Currently, two manufacturers of GA avionics — UPSAT and Chelton — have WAAS-certified receivers that can be used for "sole-source" IFR navigation, meaning no other navigation systems are required on the aircraft. UPSAT expects to receive certification for vertical navigation ("glideslope") within two months. Other manufacturers will be offering WAAS receivers soon.

For the near future, the "gold standard" for approach guidance remains an instrument landing system (ILS). Ultimately though, in perhaps a decade's time, WAAS has the potential to offer ILS-quality information to pilots in a typical four-seat single-engine GA aircraft.

AOPA LOVES WAAS

"This is just the first step," said AOPA President Phil Boyer during a press conference at the FAA Command Center in Herndon, Virginia. "But in the future, just try telling the family of a critically ill person who was picked up by an air ambulance at a community airport in bad weather that the expense and the time spent on developing WAAS was too much."

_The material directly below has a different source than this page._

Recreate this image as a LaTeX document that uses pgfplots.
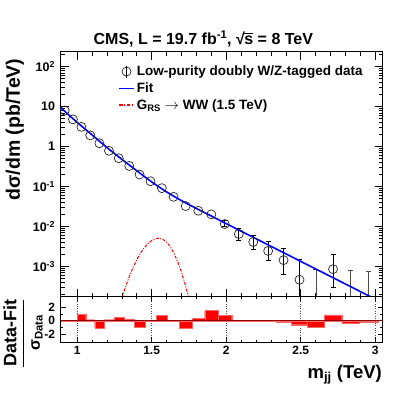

AOPA has been a strong WAAS advocate since the program's inception in 1995. The association has lobbied for WAAS in Congress and was a key instigator of an independent review of the program in 2000 that determined WAAS was necessary and technically feasible.

"Everywhere I go, GA pilots ask, 'How can we get an ILS at our airport?" said Boyer. "WAAS is the answer for providing precision approaches to all of those airports where ILS just isn't possible. And we can provide an approach with vertical guidance to each runway end."

"During the initial operational capability phase, there will frequently be nonprecision approaches that have lower visibility minimums than WAAS will," said Randy Kenagy, AOPA's senior director of Advanced Technology. "But AOPA stands behind the FAA on the deployment of WAAS. As it ramps up and proves itself, it will offer advantages to pilots that will make them want to upgrade their equipment."

"Now that there is a real, certified, and guaranteed signal in space, the people who build the boxes will invest the research and development into new WAAS receivers," Boyer said. "And the more that enter the market, the better the prices will become."

"To borrow an analogy from the computer industry, the WAAS initial operational capability phase is like version 1.0 software," said Kenagy. "It's neat, it's useful, and it will get better from here."

But Boyer said it was still incumbent on FAA to spread the benefits of the system so that it will be attractive for pilots to buy WAAS boxes. "Now that FAA has turned on the signal, the agency has to accelerate charting new approaches at those airports that don't have them now," he said. "At the present rate, it will take 30 years to chart WAAS approaches into all airports. FAA must take innovative steps such as turning to the private sector to survey and design these approaches."